Guest Editor’s Introduction • Arkady Zaslavsky • October 2015
Translations by Osvaldo Perez and Tiejun Huang
Listen to the Guest Editors’ Introduction
Analytics is generally defined as the discovery and multimodal communication of meaningful patterns in data that can be stored locally or in the cloud. Mobile analytics emphasizes lightweight discovery on mobile devices, computation balancing, and communication of meaningful patterns in sensed, observed, discovered, and computed data while on the move. Mobile analytics is concerned with data streams and query processing on mobile devices (such as smartphones) and adaptive distributed cooperation with cloud/fog-based resources.
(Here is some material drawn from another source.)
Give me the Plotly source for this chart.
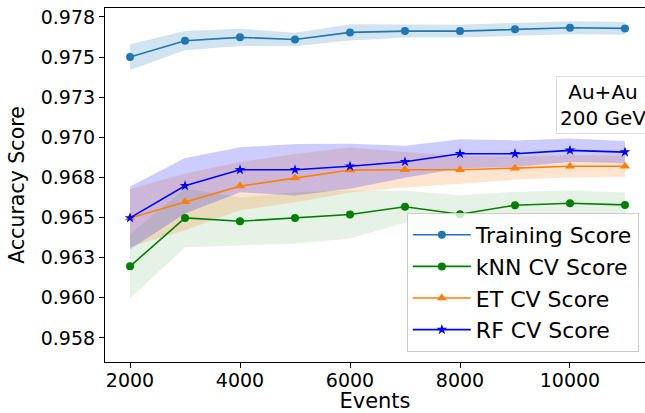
import plotly.graph_objects as go

events = [2000, 3000, 4000, 5000, 6000, 7000, 8000, 9000, 10000, 11000]

train_mean = [0.97500, 0.97602, 0.97623, 0.97610, 0.97654, 0.97662, 0.97662, 0.97673, 0.97683, 0.97679]
train_std = [0.0008, 0.0006, 0.00054, 0.00042, 0.0005, 0.0004, 0.0004, 0.0004, 0.0004, 0.0004]

knn_mean = [0.96196, 0.96498, 0.96477, 0.96498, 0.96519, 0.96567, 0.96521, 0.96577, 0.96589, 0.96579]
knn_std = [0.0020, 0.00183, 0.0015, 0.0016, 0.0015, 0.0010, 0.0012, 0.00083, 0.0008, 0.00077]

et_mean = [0.96498, 0.96598, 0.96696, 0.96746, 0.96796, 0.96798, 0.96798, 0.96808, 0.96820, 0.96820]
et_std = [0.0018, 0.00177, 0.0015, 0.0015, 0.0014, 0.0011, 0.00087, 0.00073, 0.0007, 0.00067]

rf_mean = [0.96498, 0.96698, 0.96798, 0.96798, 0.96820, 0.96848, 0.96898, 0.96898, 0.96919, 0.96908]
rf_std = [0.00195, 0.00173, 0.0014, 0.0016, 0.0014, 0.0010, 0.0009, 0.00083, 0.00073, 0.00069]

series_names = ["Training Score", "kNN CV Score", "ET CV Score", "RF CV Score"]
ytick_vals = [0.9575, 0.9600, 0.9625, 0.9650, 0.9675, 0.9700, 0.9725, 0.9750, 0.9775]
ytick_text = ["0.958", "0.960", "0.963", "0.965", "0.968", "0.970", "0.973", "0.975", "0.978"]
xtick_vals = [2000, 4000, 6000, 8000, 10000]
xtick_text = ["2000", "4000", "6000", "8000", "10000"]

FONT = "DejaVu Sans"

series = [
    (train_mean, train_std, "#1f77b4", "rgba(31,119,180,0.2)", "circle", 8),
    (knn_mean, knn_std, "#008000", "rgba(0,128,0,0.1)", "circle", 8),
    (et_mean, et_std, "#ff7f0e", "rgba(255,127,14,0.2)", "triangle-up", 9),
    (rf_mean, rf_std, "#0000ff", "rgba(0,0,255,0.2)", "star", 8),
]

fig = go.Figure()

for mean, std, col, fcol, sym, sz in series:
    upper = [m + s for m, s in zip(mean, std)]
    lower = [m - s for m, s in zip(mean, std)]
    fig.add_trace(go.Scatter(
        x=events + events[::-1],
        y=upper + lower[::-1],
        fill="toself", fillcolor=fcol, mode="lines",
        line=dict(width=0, color=fcol), showlegend=False, hoverinfo="skip",
    ))

for (mean, std, col, fcol, sym, sz), name in zip(series, series_names):
    fig.add_trace(go.Scatter(
        x=events, y=mean, name=name, mode="lines+markers",
        line=dict(color=col, width=1.6),
        marker=dict(symbol=sym, size=sz, color=col, line=dict(width=0)),
    ))

fig.update_layout(
    width=645, height=413,
    margin=dict(l=105, r=0, t=8, b=51, autoexpand=False),
    plot_bgcolor="white", paper_bgcolor="white",
    font=dict(family=FONT, color="black", size=19),
    showlegend=True,
    legend=dict(
        x=0.559, y=0.4209, xanchor="left", yanchor="top",
        bgcolor="rgba(255,255,255,0.8)", bordercolor="#cccccc", borderwidth=1,
        font=dict(family=FONT, size=22, color="black"),
        itemwidth=58,
    ),
    annotations=[dict(
        x=0.922, y=0.727, xref="paper", yref="paper",
        xanchor="center", yanchor="middle",
        text="Au+Au<br>200 GeV", showarrow=False, align="center",
        font=dict(family=FONT, size=20, color="black"),
        bgcolor="white", bordercolor="#dddddd", borderwidth=1, borderpad=3,
    )],
)

fig.update_xaxes(
    range=[1545, 11364], tickvals=xtick_vals, ticktext=xtick_text,
    showline=True, linecolor="black", linewidth=1.1, mirror=True,
    ticks="outside", ticklen=5, tickcolor="black", tickwidth=1.1,
    showgrid=False, zeroline=False, automargin=False,
    ticklabelstandoff=-4,
    tickfont=dict(family=FONT, size=19),
    title=dict(text="Events", font=dict(family=FONT, size=21), standoff=4),
)
fig.update_yaxes(
    range=[0.95600, 0.97806], tickvals=ytick_vals, ticktext=ytick_text,
    showline=True, linecolor="black", linewidth=1.1, mirror=False,
    ticks="outside", ticklen=5, tickcolor="black", tickwidth=1.1,
    showgrid=False, zeroline=False, automargin=False,
    tickfont=dict(family=FONT, size=19),
    title=dict(text="Accuracy Score", font=dict(family=FONT, size=20.5), standoff=10),
)

fig.write_html(
    "out.html",
    config={"displayModeBar": False},
    post_script="document.body.style.margin='0';",
)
Cisco recently introduced fog computing (http://www.cisco.com/web/solutions/trends/iot/fog-computing.html ) to emphasize distributed processing of Internet of Things (IoT) data including on-edge devices such as gateways, routers, and smartphones. Analytics includes the offline as well as online processing of data — potentially big data. Mobile data analytics comprises a set of tools that process, analyze, and visualize data originating from mobile devices and other sources (for example, social media and wireless sensor networks) and consumed by mobile devices while on the move.
The past decade has seen the emergence of smartphones equipped with powerful computational processing capabilities that include a range of sensors and Internet connectivity capabilities through wireless communication networks. Technology has transformed mobile phones from mere voice telephony devices to rich data sources. The data from these ubiquitous devices offers exciting opportunities for the development of novel IoT applications. Mobile devices equipped with sensors and communication capabilities can act as a bridge to embedded IoT objects (coffee machines, fridges, industrial robots, and so on), or generate information about the environment (for example, air-quality measurements). In many cases, an app transmits the data that the mobile devices generate to a remote server/cloud for further processing. The increasing amounts of data that mobile devices generate and consume has created significant research interest in mobile data analytics in recent years.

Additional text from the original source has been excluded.